I have developed a toy Django application and deployed it successfully to a SaaS provider. I am using a local instance of postgresql and the Django development server for development and a separate postgres database and gunicorn in production.
I can manually upload backups of the production data to the development database, but there are some parts of the production database that I don’t want to replicate. For example, I want to keep separate username and password credentials in development and I don’t want to pollute the development database with migrations records from the production database.
I can exclude the internal Django tables in the production database from the manual backups or uploads to development, but then the foreign key links (eg. to the user model) will break. Natural keys seems to give me more detailed information about the relations between table entries, and helps to avoid some database inconsistencies, but doesn’t seem to solve this particular problem.
What are some approaches to work around this issue? Is there an opinionated ‘Django way’ to handle it?
Thanks in advance,
This is a great answer, and i think that there’s not a “single way” of doing it, this mostly becomes out of preference, or requirements. So i will give you my personal opinion/experience:
I just don’t, because 99% i don’t need any of the data that is on production to develop new features. So whenever i need a new feature, after creating it, i add tests (unit/integration/end-to-end) to assert that the feature is working properly, and on this tests i create the required data for them to work. If i need to manually test my application during development then i create the required data manually, or you can do better than me by setting up fixtures.
It’s mostly a question of a why: why do you need a production data to develop new features?
Thanks Leandro, for your interesting answer!
I have had a bit of a think about your question:
First, my main driver, has been to make sure the two databases are similar enough for reliable feature development. I think the missing piece there is testing, which I am starting to focus on. I have explored fixtures - but not yet as part of testing. (I initially used them to load data into the development database, though I am now writing data migrations to load initial data into both development and production databases.)
Second, I think I imagined that it would be helpful to have a working back up of the production database locally and the development database seemed convenient. On reflection, I can see that doesn’t work - because you want the development database to be more disposable and not actually a part of the production systems at all.
So, in short, I probably need to re-focus my efforts on developing tests (with re-useable fixtures to mirror snippets of production-like data), rather than looking to keep the development and production databases in sync.
My rule of thumb for using fixtures vs data migrations is this:
- Fixtures: Data that is not required for the system to work, but can help in development.
- Data migrations: Data that is required for the system to work, like creating objects that can’t be created on the admin, objects that should always be present on the application, etc.
And about this:
This will probably make way more sense when your production database is really large. For example, how you dump a 100GB production database to your machine? Woff…

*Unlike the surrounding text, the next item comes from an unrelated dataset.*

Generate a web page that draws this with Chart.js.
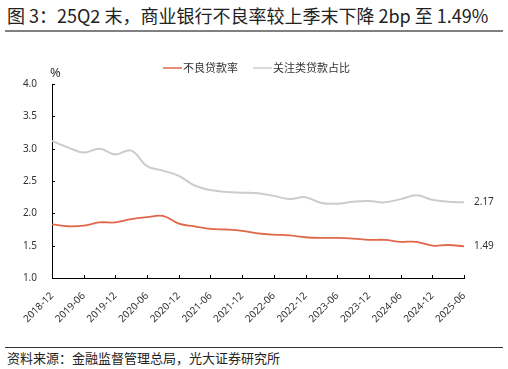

Offering a different perspective here:
We wrote an “anonymizer”. It reads the production DB and writes to a test DB, with all the key data made “reasonably random”. (Names, addresses, emails, etc) It allows us to produce a version that can be shown to the client, and allow them to verify pages and reports that they wouldn’t ordinarily be able to see, before deploying it to production.
That’s interesting, and makes sense.
We take another approach - and it’s because of our use-case.
We use fixtures for all data that “is required for the system to work”. We have multiple deployments, where the deployments have some data that is different per-deployment. So we create a fixture directory for each deployment in addition to a “base fixture” directory. Deployment consists of applying the base fixtures followed by the per-deployment fixtures.
I’ve got some experience of this from two companies.
In the first we built a tool around the time we started to hear in the UK about GDPR and what impact it’d have on our ability to store personally identifiable information (PII) which was a huge part of the business. And around then it was fairly common place for developers to work with a copy of production data if they needed to reproduce specific scenarios.
This tool was a python app that’d run through the database and identify columns and replace any data that was deemed to be private with dummy data. There were some config options so specific projects/database tables could override how this worked incase a “name” field was a business name, not PII. Then this tool was integrated into the backup pipeline which used EC2 to take backups and truncate large tables that weren’t relevant to the development copy of the backup.
This was an excellent solution and a neat user experience for devs - we even built a script into projects that could pull the latest anonimised database and load it into your development environment & update django’s settings.
At the company I’m with now, we’ve got a similar tool, where project’s have a management command which knows where PII is stored and replaces it with anonymous data. There’s less focus on PII data in the projects here so it doesn’t need the robust approach above, but this does show that the key really is to have a management command or python package that can run on your project.
If you want to generate realistic data, you can use Faker
pip install Faker
It’s quite neat for keeping a realistic experience, while using random data.
from faker import Faker
fake = Faker()
d = dict()
d['first_name'] = lambda: fake.first_name()
d['last_name'] = lambda: fake.last_name()
d['personal_email'] = lambda: fake.email()
d['birth_date'] = lambda: fake.date_between_dates(date_start=datetime(1960, 1, 1), date_end=datetime(2000, 1, 1))